III.—Changes of the Organic World now in Progress
In 1809 Lamarck introduced the idea of transmutation of species, suggesting that by changes in habitat, climate, and manner of living one species may, in the course of generations, be transformed into a new and distinct species.
In England, however, the idea remained dormant till in 1844 a work entitled the "Vestiges of Creation" reinforced it with many new facts. In this work the unity of plan exhibited by the whole organic creation, fossil and recent, and the mutual affinities of all the different classes of the animal and vegetable kingdoms, were declared to be in harmony with the idea of new forms having proceeded from older ones by the gradually modifying influence of environment. In 1858 the theory was put on a new and sound basis by Wallace and Darwin, who added the conception of natural selection, suggesting that variations in species are naturally produced, and that the variety fittest to survive in the severe struggle for existence must survive, and transmit the advantageous variation, implying the gradual evolution of new species.
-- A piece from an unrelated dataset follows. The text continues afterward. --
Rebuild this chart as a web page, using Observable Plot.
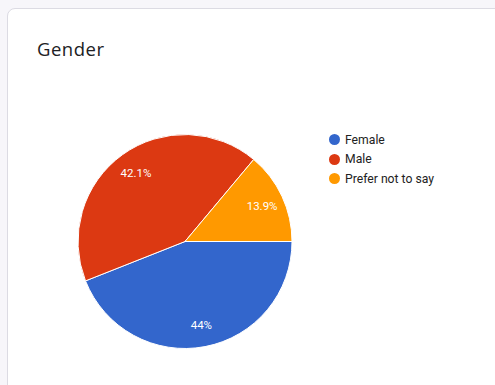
<!DOCTYPE html>
<html>
<head>
<meta charset="utf-8">
<script src="https://cdn.jsdelivr.net/npm/d3@7"></script>
<script src="https://cdn.jsdelivr.net/npm/@observablehq/plot@0.6"></script>
<style>
  html, body { margin: 0; padding: 0; }
  body { width: 495px; height: 385px; overflow: hidden; background: #f7f6fa; position: relative; font-family: Roboto, "Open Sans", Arial, sans-serif; }
  #card { position: absolute; left: 7px; top: 8px; width: 520px; height: 420px; background: #fff; border: 1.5px solid #dcdbe3; border-radius: 8px; box-sizing: border-box; }
  #title { position: absolute; left: 37px; top: 36px; font-family: "Open Sans", Roboto, sans-serif; font-size: 18.5px; color: #202124; letter-spacing: 0.5px; }
  #chart { position: absolute; left: 0; top: 0; }
  #legend { position: absolute; left: 329px; top: 130px; font-family: Roboto, Arial, sans-serif; font-size: 12.2px; color: #222; }
  #legend .item { display: flex; align-items: center; height: 19.5px; }
  #legend .sw { width: 11px; height: 11px; border-radius: 50%; margin-right: 5px; }
</style>
</head>
<body>
<div id="card"></div>
<div id="title">Gender</div>
<div id="chart"></div>
<div id="legend"></div>
<script>
const categories = ["Female", "Male", "Prefer not to say"];
const values = [44, 42.1, 13.9];
const labels = ["44%", "42.1%", "13.9%"];
const colors = ["#3366cc", "#dc3912", "#ff9900"];

const data = categories.map((c, i) => ({category: c, value: values[i], label: labels[i]}));

const pie = d3.pie().value(d => d.value).sort(null)
  .startAngle(Math.PI / 2).endAngle(Math.PI / 2 + 2 * Math.PI);
const arcs = pie(data);

// label positions in data units (unit radius)
const labelArc = d3.arc().innerRadius(0.58).outerRadius(1);
const labelData = arcs.map(a => {
  const [cx, cy] = labelArc.centroid(a);
  return {label: a.data.label, x: cx, y: -cy};
});

const color = d3.scaleOrdinal().domain(categories).range(colors);

function pieMark(index, scales, values, dimensions) {
  const sx = scales.x, sy = scales.y;
  const cx = sx(0), cy = sy(0);
  const r = Math.abs(sx(1) - sx(0));
  const arc = d3.arc().innerRadius(0).outerRadius(r);
  const g = d3.create("svg:g").attr("transform", `translate(${cx},${cy})`);
  g.selectAll("path").data(arcs).join("path")
    .attr("d", arc)
    .attr("fill", d => color(d.data.category))
    .attr("stroke", "#fff")
    .attr("stroke-width", 1);
  return g.node();
}

const chart = Plot.plot({
  width: 495,
  height: 385,
  margin: 0,
  style: {background: "transparent", overflow: "visible"},
  x: {domain: [-1, 1], range: [78, 292], axis: null},
  y: {domain: [-1, 1], range: [348.5, 134.5], axis: null},
  marks: [
    pieMark,
    Plot.text(labelData, {x: "x", y: "y", text: "label", fill: "#fff", fontSize: 11.5, fontFamily: "Roboto, Arial, sans-serif"})
  ]
});
document.getElementById("chart").appendChild(chart);

const legend = d3.select("#legend");
categories.forEach((c, i) => {
  const item = legend.append("div").attr("class", "item");
  item.append("div").attr("class", "sw").style("background", color(c));
  item.append("span").text(c);
});
</script>
</body>
</html>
Further, Darwin showed that other varieties may be perpetuated by sexual selection.
On investigating the geographical distribution of animals and plants we find that the extent to which the species of mammalia, birds, insects, landshells, and plants (whether flowering or cryptogamous) agree with continental species; or the degree in which those of different islands of the same group agree with each other has an unmistakable relation to the known facilities enjoyed by each class of crossing the ocean. Such a relationship accords well with the theory of variation and natural selection, but with no other hypothesis yet suggested for explaining the origin of species.
From what has been said of the changes which are always going on in the habitable surface of the world, and the manner in which some species are constantly extending their range at the expense of others, it is evident that the species existing at any particular period may, in the course of ages, become extinct one after the other.
If such, then, be the law of the organic world, if every species is continually losing some of its varieties, and every genus some of its species, it follows that the transitional links which once, according to the doctrine of transmutation, must have existed, will, in the great majority of cases, be missing. We learn from geological investigations that throughout an indefinite lapse of ages the whole animate creation has been decimated again and again. Sometimes a single representative alone remains of a type once dominant, or of which the fossil species may be reckoned by hundreds. We rarely find that whole orders have disappeared, yet this is notably the case in the class of reptiles, which has lost some orders characterised by a higher organisation than any now surviving in that class. Certain genera of plants and animals which seem to have been wholly wanting, and others which were feebly represented in the Tertiary period, are now rich in species, and appear to be in such perfect harmony with the present conditions of existence that they present us with countless varieties, confounding the zoologist or botanist who undertakes to describe or classify them.
We have only to reflect on the causes of extinction, and we at once foresee the time when even in these genera so many gaps will occur, so many transitional forms will be lost, that there will no longer be any difficulty in assigning definite limits to each surviving species. The blending, therefore, of one generic or specific form into another must be an exception to the general rule, whether in our own time or in any period of the past, because the forms surviving at any given moment will have been exposed for a long succession of antecedent periods to those powerful causes of extinction which are slowly but incessantly at work in the organic and inorganic worlds.
They who imagine that, if the theory of transmutation be true, we ought to discover in a fossil state all the intermediate links by which the most dissimilar types have been formerly connected together, expect a permanence and completeness of records such as is never found. We do not find even that all recently extinct plants have left memorials of their existence in the crust of the earth; and ancient archives are certainly extremely defective. To one who is aware of the extreme imperfection of the geological record, the discovery of one or two missing links is a fact of small significance; but each new form rescued from oblivion is an earnest of the former existence of hundreds of species, the greater part of which are irrevocably lost.
A somewhat serious cause of disquiet and alarm arises out of the supposed bearing of this doctrine of the origin of species by transmutation on the origin of man, and his place in nature. It is clearly seen that there is such a close affinity, such an identity in all essential points, in our corporeal structure, and in many of our instincts and passions with those of the lower animals—that man is so completely subjected to the same general laws of reproduction, increase, growth, disease, and death—that if progressive development, spontaneous variation, and natural selection have for millions of years directed the changes of the rest of the organic world, we cannot expect to find that the human race has been exempted from the same continuous process of evolution.